Как приехал американец в первый-то раз, да Нетти, бедняга, на него бросилась, – начал Петро, – так и у меня сердце екнуло: не быть добру, что это, с покойником приехал, а лба, прости Господи, не перекрестит, глаза все бегают, да и красные такие. И стал я за ним следить… и все что-то не ладно. Ни он в церковь, ни он в капеллу. Не заглянет, значит.
Живет в сторожке один, ни с кем не знается, а свету никогда там не бывает. Да и дым оттуда не идет: не топит, значит. Как будто и не ест ничего, а сам полнеет да краснеет. Что за оказия?
А тут все смерти да смерти… докторá, вот и вы тоже, говорят, крови в покойниках мало.
Тут мне и пришло на ум – оборотень он, по-нашему вурдалак. Это значит мертвец, который из могилы выходит да кровь у живых людей сосет. Принялся я следить пуще прежнего…» Петро замолчал.
«Ну и что же ты нашел?»
«Да тут-то и беда, батюшка доктор. Ничего больше-то не нашел, на месте, с поличным ни разу не поймал. Хитер он! А так всяких мелочей много, да что толку, сунься расскажи, не поверили бы, – горестно говорил Петро. – Одна графинюшка, покойница, смекала коечто, недаром же она просила и потребовала, чтобы увезли Карло, да подальше. Какое такое ученье в семь-то годков!» – закончил он.
Снова молчание.
«Вернулся я, а графини уже и в живых нет! Может, и тут без „него“ не обошлось? Вы, доктор, не уезжали, так как думаете?»
Я предпочел промолчать.
«Знаю я от старух, – продолжал Петро, – что „он“ не любит осинового кола и чесночного запаха. Колом можно его к земле прибить, не будет вставать и ходить. А чесночный запах, что ладан, гонит нечистую силу назад, в свое место. Говорят еще старухи, что каждый вурдалак имеет свое укромное место, где и должен каждый день полежать мертвецом, – это ему так от Бога положено, вроде как запрет. А остальное время он может прикинуться, чем хочет, животным ли, птицей ли. На то он и оборотень, – ораторствовал Петро. – Сторожку я уничтожил, свез на дрова, в церковь; кол забил, чеснок скоро зацветет, а „он“… все озорничает…» – печально окончил старик.

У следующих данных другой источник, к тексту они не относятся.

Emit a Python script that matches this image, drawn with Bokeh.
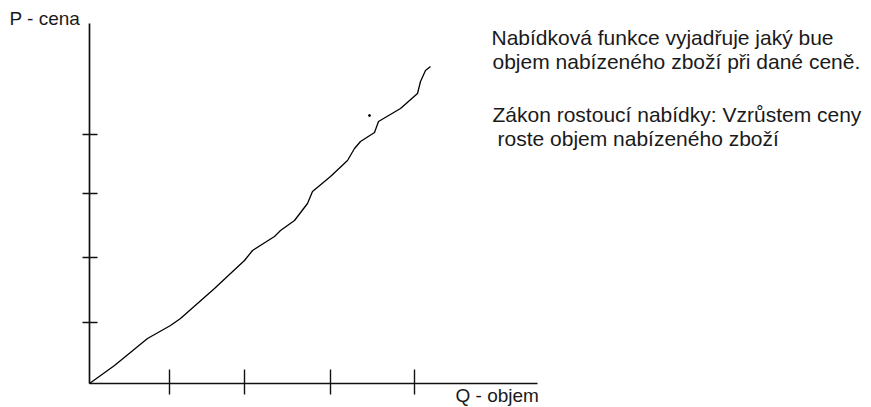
from bokeh.plotting import figure
from bokeh.models import Range1d, Label
from bokeh.embed import file_html
from bokeh.resources import INLINE

# Supply curve (Q - objem, P - cena)
Q_curve = [0, 25, 58, 81, 91, 108, 125, 141, 155, 163, 185, 191, 205, 218, 223,
           241, 258, 265, 271, 285, 289, 311, 328, 331, 336, 341]
P_curve = [0, 18, 45, 58, 65, 80, 95, 110, 123, 133, 147, 153, 163, 180, 192,
           207, 223, 235, 242, 251, 262, 275, 290, 302, 313, 317]
# stray dot near the curve
Q_dot = [280]
P_dot = [268]

# axis extents and tick positions (same units as the curve)
Q_axis_max = 448
P_axis_max = 360
x_ticks = [80, 155, 241, 325]
y_ticks = [61, 126, 190, 249]

x_label = "Q - objem"
y_label = "P - cena"
text_lines = [
    "Nabídková funkce vyjadřuje jaký bue",
    "objem nabízeného zboží při dané ceně.",
    "Zákon rostoucí nabídky: Vzrůstem ceny",
    "roste objem nabízeného zboží",
]

W, H = 871, 407
p = figure(width=W, height=H, output_backend="svg", toolbar_location=None,
           x_range=Range1d(-89, W - 89), y_range=Range1d(-(H - 383), 383),
           x_axis_type=None, y_axis_type=None,
           min_border=0, min_border_left=0, min_border_right=0,
           min_border_top=0, min_border_bottom=0)
p.outline_line_color = None
p.grid.visible = False
p.background_fill_color = "white"
p.border_fill_color = "white"

ax_col = "#111111"
# axis lines
p.segment(x0=[0, 0], y0=[0, 0], x1=[Q_axis_max, 0], y1=[0, P_axis_max],
          line_color=ax_col, line_width=1.7)
# tick crosses
p.segment(x0=x_ticks, y0=[-11] * len(x_ticks), x1=x_ticks, y1=[14] * len(x_ticks),
          line_color=ax_col, line_width=1.4)
p.segment(x0=[-7] * len(y_ticks), y0=y_ticks, x1=[8] * len(y_ticks), y1=y_ticks,
          line_color=ax_col, line_width=1.4)

p.line(Q_curve, P_curve, line_color="black", line_width=1.3)
p.scatter(Q_dot, P_dot, size=2, color="black")

font = "Liberation Sans"
txt_col = "#1a1a1a"
p.add_layout(Label(x=-80, y=365, text=y_label, text_font=font,
                   text_font_size="19px", text_color=txt_col,
                   text_baseline="alphabetic"))
p.add_layout(Label(x=366, y=-12, text=x_label, text_font=font,
                   text_font_size="19px", text_color=txt_col,
                   text_baseline="alphabetic"))

line_pos = [(402, 346.5), (403, 322.5), (403, 269), (408, 245)]
for t, (lx, ly) in zip(text_lines, line_pos):
    p.add_layout(Label(x=lx, y=ly, text=t, text_font=font,
                       text_font_size="21px", text_color=txt_col,
                       text_baseline="alphabetic"))

open("out.html", "w").write(file_html(p, INLINE))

«Что делать? Привез дьявол из Америки старого графа да проклятое ожерелье, с которого и болезнь к нашей графинюшке перекинулась; нет ли тут закорюки? Как, по-вашему, доктор?» И Петро пытливо посмотрел на меня.

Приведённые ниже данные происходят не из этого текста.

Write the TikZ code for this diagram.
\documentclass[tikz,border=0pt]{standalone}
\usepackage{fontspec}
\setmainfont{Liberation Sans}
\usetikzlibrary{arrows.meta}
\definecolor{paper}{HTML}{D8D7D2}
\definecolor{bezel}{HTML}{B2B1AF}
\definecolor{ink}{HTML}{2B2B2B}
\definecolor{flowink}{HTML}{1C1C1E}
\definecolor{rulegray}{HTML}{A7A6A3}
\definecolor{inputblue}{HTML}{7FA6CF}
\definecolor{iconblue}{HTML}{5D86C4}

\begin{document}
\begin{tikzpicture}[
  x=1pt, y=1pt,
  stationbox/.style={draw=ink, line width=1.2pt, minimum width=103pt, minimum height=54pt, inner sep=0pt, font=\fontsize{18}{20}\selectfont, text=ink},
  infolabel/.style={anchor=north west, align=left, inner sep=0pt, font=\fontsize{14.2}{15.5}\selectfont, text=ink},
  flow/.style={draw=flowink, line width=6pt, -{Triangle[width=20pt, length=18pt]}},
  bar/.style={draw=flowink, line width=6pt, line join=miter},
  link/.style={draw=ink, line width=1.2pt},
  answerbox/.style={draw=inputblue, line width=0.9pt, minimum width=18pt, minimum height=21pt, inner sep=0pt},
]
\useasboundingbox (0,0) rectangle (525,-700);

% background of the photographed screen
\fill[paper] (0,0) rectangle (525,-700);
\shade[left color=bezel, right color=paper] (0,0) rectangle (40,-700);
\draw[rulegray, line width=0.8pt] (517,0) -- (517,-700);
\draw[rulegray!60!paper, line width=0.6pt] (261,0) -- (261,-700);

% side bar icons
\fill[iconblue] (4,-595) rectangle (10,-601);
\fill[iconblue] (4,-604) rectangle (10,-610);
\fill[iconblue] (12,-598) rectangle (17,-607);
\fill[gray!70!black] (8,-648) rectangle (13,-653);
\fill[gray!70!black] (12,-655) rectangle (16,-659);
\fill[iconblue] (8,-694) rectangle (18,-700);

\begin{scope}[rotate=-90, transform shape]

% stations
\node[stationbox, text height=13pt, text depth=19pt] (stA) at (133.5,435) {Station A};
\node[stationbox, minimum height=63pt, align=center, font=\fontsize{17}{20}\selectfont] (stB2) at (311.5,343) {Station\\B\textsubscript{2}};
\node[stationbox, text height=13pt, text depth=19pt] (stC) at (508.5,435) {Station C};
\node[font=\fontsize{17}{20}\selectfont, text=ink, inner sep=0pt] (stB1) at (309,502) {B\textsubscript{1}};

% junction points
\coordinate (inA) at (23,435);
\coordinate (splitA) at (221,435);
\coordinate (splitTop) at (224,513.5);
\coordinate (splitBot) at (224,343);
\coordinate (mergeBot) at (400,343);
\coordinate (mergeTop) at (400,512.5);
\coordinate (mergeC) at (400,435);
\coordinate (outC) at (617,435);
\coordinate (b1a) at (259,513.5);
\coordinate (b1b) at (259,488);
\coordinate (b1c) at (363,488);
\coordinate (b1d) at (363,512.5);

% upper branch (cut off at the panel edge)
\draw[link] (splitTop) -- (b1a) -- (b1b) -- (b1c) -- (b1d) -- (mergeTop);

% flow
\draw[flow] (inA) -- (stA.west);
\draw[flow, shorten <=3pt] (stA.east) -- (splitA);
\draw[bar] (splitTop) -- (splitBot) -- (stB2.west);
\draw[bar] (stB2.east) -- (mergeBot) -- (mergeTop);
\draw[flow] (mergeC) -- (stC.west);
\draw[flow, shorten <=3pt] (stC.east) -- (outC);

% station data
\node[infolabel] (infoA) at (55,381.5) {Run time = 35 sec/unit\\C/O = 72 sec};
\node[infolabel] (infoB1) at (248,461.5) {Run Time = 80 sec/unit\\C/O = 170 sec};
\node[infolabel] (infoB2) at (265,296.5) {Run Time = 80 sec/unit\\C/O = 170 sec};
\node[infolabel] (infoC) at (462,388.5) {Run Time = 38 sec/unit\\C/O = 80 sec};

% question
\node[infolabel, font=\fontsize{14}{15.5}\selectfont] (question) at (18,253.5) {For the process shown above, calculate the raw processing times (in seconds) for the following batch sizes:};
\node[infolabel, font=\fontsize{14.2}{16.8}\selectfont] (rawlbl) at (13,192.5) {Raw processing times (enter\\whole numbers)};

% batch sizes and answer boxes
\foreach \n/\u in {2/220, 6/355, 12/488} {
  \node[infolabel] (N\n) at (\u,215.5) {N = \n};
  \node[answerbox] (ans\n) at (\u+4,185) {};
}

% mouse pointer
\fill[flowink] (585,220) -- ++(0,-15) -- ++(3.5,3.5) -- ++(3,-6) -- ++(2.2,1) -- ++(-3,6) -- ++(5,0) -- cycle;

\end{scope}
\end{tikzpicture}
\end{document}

«Не знаю!» – пожал я плечами.
«Вот что я надумал, – продолжал Петро. – На каменный гроб старого графа положу крест из омелы, говорят, это хорошо, да кругом навешу чесноку, а вот вы, от имени графа, скажите всем слугам, что склеп будет убирать один Петро и ходить туда запрещено-де, а то озорники все поснимут, да и разговоров не оберешься. А надо все в тайне, чтобы „он“ не догадался да не улизнул».
Я обещал.
Петро усиленно принялся за изготовление креста.

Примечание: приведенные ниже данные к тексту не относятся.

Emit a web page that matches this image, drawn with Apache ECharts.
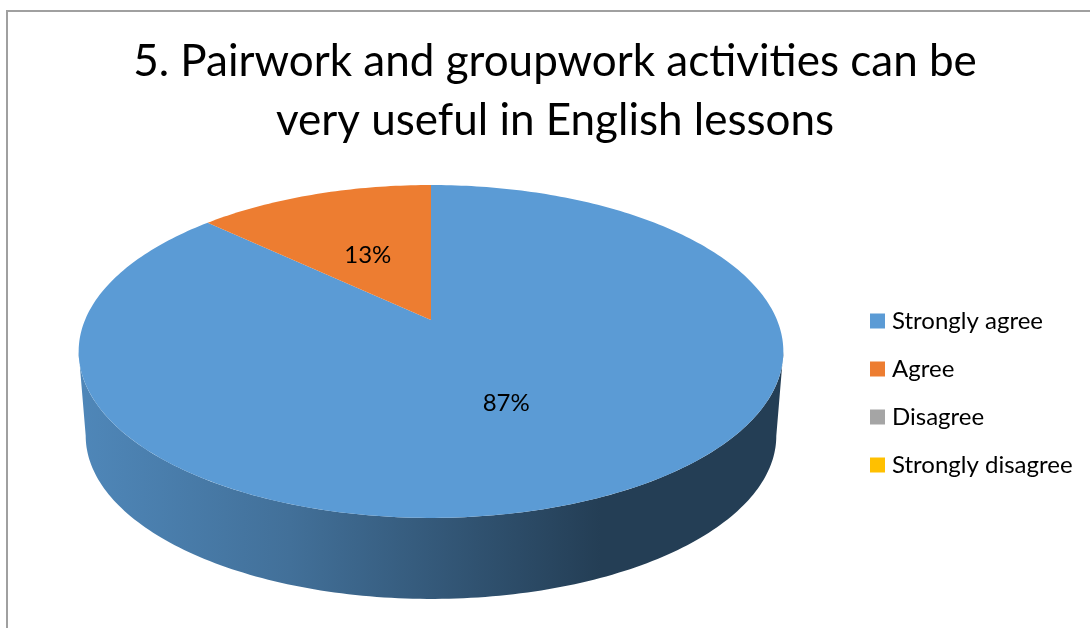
<!DOCTYPE html>
<html>
<head>
<meta charset="utf-8">
<script src="https://cdn.jsdelivr.net/npm/echarts@6/dist/echarts.min.js"></script>
<style>
  html, body { margin: 0; padding: 0; background: #ffffff; }
  #chart { width: 1090px; height: 628px; }
</style>
</head>
<body>
<div id="chart"></div>
<script>
// Survey question and answer shares (percent)
const titleLines = ['5. Pairwork and groupwork activities can be', 'very useful in English lessons'];
const categories = ['Strongly agree', 'Agree', 'Disagree', 'Strongly disagree'];
const shares = [87, 13, 0, 0];
const palette = ['#5b9bd5', '#ed7d31', '#a5a5a5', '#ffc000'];

const FONT = 'Lato, "Open Sans", sans-serif';

// Tilted disc seen in perspective: centre, half-axes, perspective strength,
// thickness of the rim and how much the underside shrinks with distance.
const DISC = { cx: 431, cy: 320, rx: 346, ry: 160.5, persp: 0.189, depth: 85, baseShrink: 0.98, labelR: 0.5 };

const total = shares.reduce((a, b) => a + b, 0);

// Angle is measured clockwise from 12 o'clock; r is a fraction of the radius.
function project(theta, r, drop, shrink) {
  const s = Math.sin(theta), c = Math.cos(theta);
  const w = 1 + DISC.persp * r * c;
  return [
    DISC.cx + DISC.rx * shrink * r * s / w,
    DISC.cy + drop - DISC.ry * shrink * r * c / w
  ];
}

function shade(hex, f) {
  const n = parseInt(hex.slice(1), 16);
  const r = Math.round(((n >> 16) & 255) * f);
  const g = Math.round(((n >> 8) & 255) * f);
  const b = Math.round((n & 255) * f);
  return 'rgb(' + r + ',' + g + ',' + b + ')';
}

// Slice angle ranges built from the shares
const ranges = [];
let acc = 0;
shares.forEach(function (v) {
  const t0 = acc / total * Math.PI * 2;
  acc += v;
  const t1 = acc / total * Math.PI * 2;
  ranges.push([t0, t1, v]);
});

function arcPoints(t0, t1, r, drop, shrink) {
  const pts = [];
  const n = Math.max(2, Math.ceil((t1 - t0) / (Math.PI / 180)));
  for (let i = 0; i <= n; i++) {
    pts.push(project(t0 + (t1 - t0) * i / n, r, drop, shrink));
  }
  return pts;
}

// Front rim: only the part of each slice facing the viewer is drawn
const visFrom = Math.acos(-DISC.persp);
const visTo = Math.PI * 2 - visFrom;

function renderRim(params, api) {
  const t0 = Math.max(api.value(0), visFrom);
  const t1 = Math.min(api.value(1), visTo);
  if (t1 <= t0) return null;
  const base = palette[api.value(3)];
  const top = arcPoints(t0, t1, 1, 0, 1);
  const bottom = arcPoints(t0, t1, 1, DISC.depth, DISC.baseShrink).reverse();
  const left = DISC.cx - DISC.rx * 1.02;
  const right = DISC.cx + DISC.rx * 1.02;
  return {
    type: 'polygon',
    shape: { points: top.concat(bottom) },
    style: {
      fill: {
        type: 'linear', x: left, y: 0, x2: right, y2: 0, global: true,
        colorStops: [
          { offset: 0, color: shade(base, 0.87) },
          { offset: 0.3, color: shade(base, 0.72) },
          { offset: 0.74, color: shade(base, 0.4) },
          { offset: 1, color: shade(base, 0.4) }
        ]
      }
    }
  };
}

function renderTop(params, api) {
  const t0 = api.value(0), t1 = api.value(1), v = api.value(2);
  if (t1 <= t0) return null;
  const pts = [project(0, 0, 0, 1)].concat(arcPoints(t0, t1, 1, 0, 1));
  const lp = project((t0 + t1) / 2, DISC.labelR, 0, 1);
  return {
    type: 'group',
    children: [
      { type: 'polygon', shape: { points: pts }, style: { fill: api.visual('color') } },
      {
        type: 'text', x: lp[0], y: lp[1] + 3, z2: 10,
        style: {
          text: Math.round(v / total * 100) + '%',
          fill: '#000000', font: '24px ' + FONT,
          align: 'center', verticalAlign: 'middle'
        }
      }
    ]
  };
}

const series = [{
  type: 'custom',
  name: 'rim',
  coordinateSystem: 'none',
  z: 1,
  silent: true,
  renderItem: renderRim,
  data: ranges.map(function (r, i) { return [r[0], r[1], r[2], i]; })
}];

categories.forEach(function (name, i) {
  series.push({
    type: 'custom',
    name: name,
    coordinateSystem: 'none',
    z: 2,
    itemStyle: { color: palette[i] },
    renderItem: renderTop,
    data: [ranges[i]]
  });
});

const chart = echarts.init(document.getElementById('chart'));
chart.setOption({
  animation: false,
  backgroundColor: '#ffffff',
  title: {
    text: titleLines.join('\n'),
    left: 555,
    top: 32,
    padding: 0,
    textAlign: 'center',
    textStyle: { fontFamily: FONT, fontSize: 44, fontWeight: 'normal', color: '#000000', lineHeight: 59 }
  },
  legend: {
    data: categories,
    orient: 'vertical',
    left: 870,
    top: 308,
    padding: 0,
    icon: 'rect',
    itemWidth: 15,
    itemHeight: 15,
    itemGap: 22,
    selectedMode: false,
    textStyle: { fontFamily: FONT, fontSize: 24, color: '#000000', lineHeight: 26, padding: [0, 0, 0, 2] }
  },
  graphic: [{
    type: 'rect',
    shape: { x: 7, y: 11, width: 1200, height: 700 },
    style: { fill: 'none', stroke: '#a0a0a0', lineWidth: 2 },
    silent: true
  }],
  series: series
});
</script>
</body>
</html>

За те дни, пока он возился, в деревне умерло двое детей и у нас на горе мужик-поденщик.
Наконец все готово. На закате солнца, когда все слуги замка сильнее заняты уборкою на ночь, мы с Петро спустились в склеп, и он все сделал, как говорил: положил крест, навесил чеснок. Сверху же гроб мы закрыли черным сукном, чтоб не обратить на него внимания графа.
«А слышите, как воет и стонет?» – обратился ко мне Петро.